🔗 Source: arXiv

Spiffy: Multiplying Diffusion LLM Acceleration via Lossless Speculative Decoding

Mechanism: Auto-speculative decoding that samples draft states directly from the dLLM’s own distribution and structures them as a directed draft graph, verified in parallel via lossless rejection sampling.
Nuance: Unlike AR-LLM speculative decoding which relies on trees or auxiliary drafters, Spiffy respects the bidirectional, block-wise nature of diffusion generation, eliminating drafting overhead while mathematically guaranteeing distribution preservation.
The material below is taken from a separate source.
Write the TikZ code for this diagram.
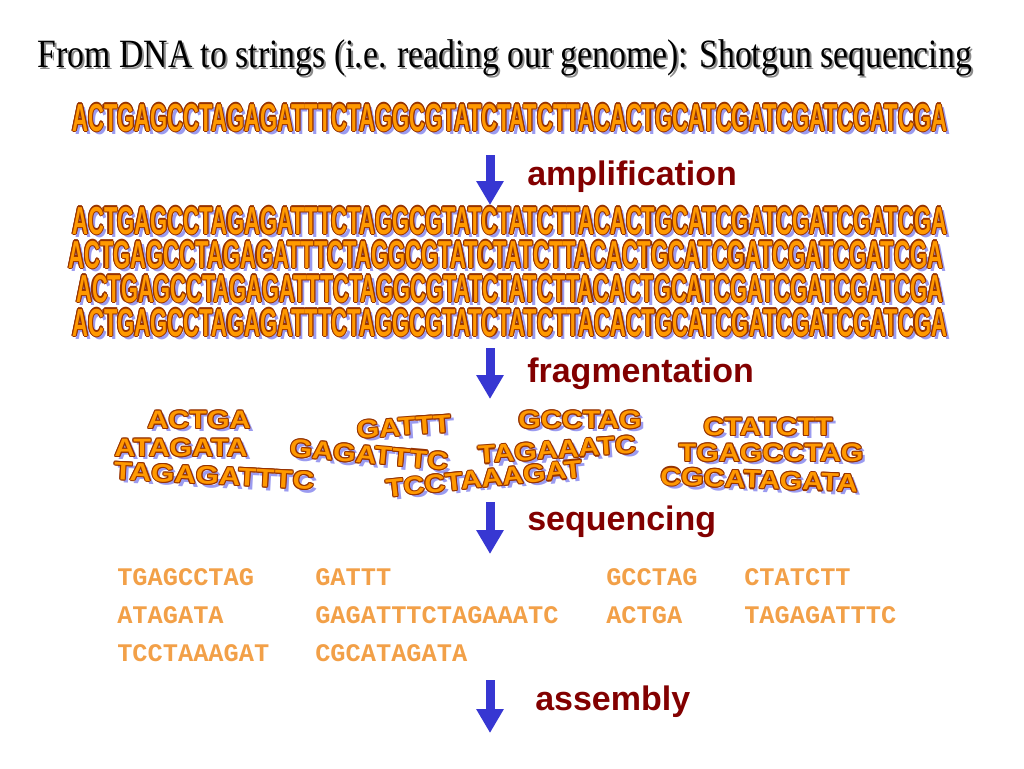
\documentclass[tikz,border=0pt]{standalone}
\usepackage{fontspec}
\setmainfont{Liberation Serif}
\newfontfamily\arialfont{Liberation Sans}
\newfontfamily\courierfont{Liberation Mono}
\usetikzlibrary{arrows.meta}

\definecolor{wordfill}{RGB}{255,153,0}
\definecolor{wordline}{RGB}{150,50,0}
\definecolor{wordshade}{RGB}{155,155,240}
\definecolor{readorange}{RGB}{242,160,72}
\definecolor{arrowblue}{RGB}{55,55,210}
\definecolor{labelred}{RGB}{130,0,0}

% one shifted copy of a text
\newcommand{\wordcopy}[4]{\makebox[0pt][l]{\hspace{#1}\raisebox{#2}{\color{#3}#4}}}
% WordArt look: shadow, outline, fill (#1 = horizontal scale)
\newcommand{\wordart}[2]{%
  \def\wordtext{\scalebox{#1}[1]{#2}}%
  \wordcopy{2.6pt}{-2.6pt}{wordshade}{\wordtext}%
  \wordcopy{0.8pt}{0pt}{wordline}{\wordtext}%
  \wordcopy{-0.8pt}{0pt}{wordline}{\wordtext}%
  \wordcopy{0pt}{0.8pt}{wordline}{\wordtext}%
  \wordcopy{0pt}{-0.8pt}{wordline}{\wordtext}%
  \wordcopy{0.6pt}{0.6pt}{wordline}{\wordtext}%
  \wordcopy{-0.6pt}{0.6pt}{wordline}{\wordtext}%
  \wordcopy{0.6pt}{-0.6pt}{wordline}{\wordtext}%
  \wordcopy{-0.6pt}{-0.6pt}{wordline}{\wordtext}%
  {\color{wordfill}\wordtext}}
% title with a grey drop shadow
\newcommand{\shadowed}[1]{\wordcopy{1.5pt}{-1.5pt}{black!45}{#1}#1}

\begin{document}
\begin{tikzpicture}[x=0.75pt, y=-0.75pt,
  genome/.style={anchor=base west, inner sep=0pt,
    font=\arialfont\bfseries\fontsize{29.3}{30}\selectfont},
  fragment/.style={inner sep=0pt,
    font=\arialfont\bfseries\fontsize{18.9}{19}\selectfont},
  read/.style={anchor=base west, inner sep=0pt, text=readorange,
    font=\courierfont\bfseries\fontsize{19}{20}\selectfont},
  stage/.style={anchor=base west, inner sep=0pt, text=labelred,
    font=\arialfont\bfseries\fontsize{25.5}{26}\selectfont},
  flow/.style={line width=6.75pt, arrowblue, -{Triangle[width=19.5pt,length=18pt]}}
]
\useasboundingbox (0,0) rectangle (1024,768);

% Title
\node[anchor=base, inner sep=0pt, font=\fontsize{25.3}{27}\selectfont] (title) at (505,67)
  {\shadowed{\scalebox{1}[1.19]{From DNA to strings (i.e. reading our genome): Shotgun sequencing}}};

% Genome
\node[genome] (genome) at (72,131) {\wordart{0.563}{ACTGAGCCTAGAGATTTCTAGGCGTATCTATCTTACACTGCATCGATCGATCGATCGA}};

% Copies
\node[genome] (copy1) at (72,234) {\wordart{0.563}{ACTGAGCCTAGAGATTTCTAGGCGTATCTATCTTACACTGCATCGATCGATCGATCGA}};
\node[genome] (copy2) at (68,268) {\wordart{0.563}{ACTGAGCCTAGAGATTTCTAGGCGTATCTATCTTACACTGCATCGATCGATCGATCGA}};
\node[genome] (copy3) at (76,302) {\wordart{0.558}{ACTGAGCCTAGAGATTTCTAGGCGTATCTATCTTACACTGCATCGATCGATCGATCGA}};
\node[genome] (copy4) at (72,336) {\wordart{0.563}{ACTGAGCCTAGAGATTTCTAGGCGTATCTATCTTACACTGCATCGATCGATCGATCGA}};

% Fragments
\node[fragment] (frag1) at (199,421) {\wordart{1.15}{ACTGA}};
\node[fragment] (frag2) at (181,449) {\wordart{1.15}{ATAGATA}};
\node[fragment, rotate=-3] (frag3) at (214,477) {\wordart{1.18}{TAGAGATTTC}};
\node[fragment, rotate=4] (frag4) at (404,428) {\wordart{1.15}{GATTT}};
\node[fragment, rotate=-5] (frag5) at (369,456) {\wordart{1.15}{GAGATTTC}};
\node[fragment] (frag6) at (580,421) {\wordart{1.15}{GCCTAG}};
\node[fragment, rotate=4] (frag7) at (557,451) {\wordart{1.15}{TAGAAATC}};
\node[fragment, rotate=6] (frag8) at (484,480) {\wordart{1.15}{TCCTAAAGAT}};
\node[fragment] (frag9) at (768,428) {\wordart{1.15}{CTATCTT}};
\node[fragment] (frag10) at (771,454) {\wordart{1.15}{TGAGCCTAG}};
\node[fragment, rotate=-2] (frag11) at (759,481) {\wordart{1.15}{CGCATAGATA}};

% Reads
\node[read] (read1) at (117,585) {TGAGCCTAG};
\node[read] (read2) at (315,585) {GATTT};
\node[read] (read3) at (606,585) {GCCTAG};
\node[read] (read4) at (744,585) {CTATCTT};
\node[read] (read5) at (117,623) {ATAGATA};
\node[read] (read6) at (315,623) {GAGATTTCTAGAAATC};
\node[read] (read7) at (606,623) {ACTGA};
\node[read] (read8) at (744,623) {TAGAGATTTC};
\node[read] (read9) at (117,661) {TCCTAAAGAT};
\node[read] (read10) at (315,661) {CGCATAGATA};

% Steps
\coordinate (amp top) at (490,155);
\coordinate (amp tip) at (490,205);
\coordinate (frag top) at (490,348);
\coordinate (frag tip) at (490,399);
\coordinate (seq top) at (490,502);
\coordinate (seq tip) at (490,554);
\coordinate (asm top) at (490,680);
\coordinate (asm tip) at (490,733);
\draw[flow] (amp top) -- (amp tip);
\draw[flow] (frag top) -- (frag tip);
\draw[flow] (seq top) -- (seq tip);
\draw[flow] (asm top) -- (asm tip);
\node[stage] (amplification) at (527,185) {amplification};
\node[stage] (fragmentation) at (527,382) {fragmentation};
\node[stage] (sequencing) at (527,530) {sequencing};
\node[stage] (assembly) at (535,710) {assembly};

\end{tikzpicture}
\end{document}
Achieves 2.8–3.1× standalone speedup across open-source dLLMs (LLaDA variants), scaling to up to 7.9× when multiplied with parallel decoding techniques like KV-caching and multi-token unmasking.
Proves losslessness theoretically and empirically, maintaining exact accuracy on GSM8K, HumanEval, MATH, and MBPP benchmarks across varying draft block counts.
Offline graph calibration converges rapidly (<30 mins, 20–50 samples) and generalizes stably across tasks without retraining.

Requires a one-time offline calibration step to determine optimal directed graph configurations before deployment.
Speedup scaling behavior may differ between compute-bound and memory-bound hardware architectures.
Current auto-speculation implementation depends on the target dLLM’s distribution; future efficiency gains are contingent on the availability of smaller auxiliary draft models.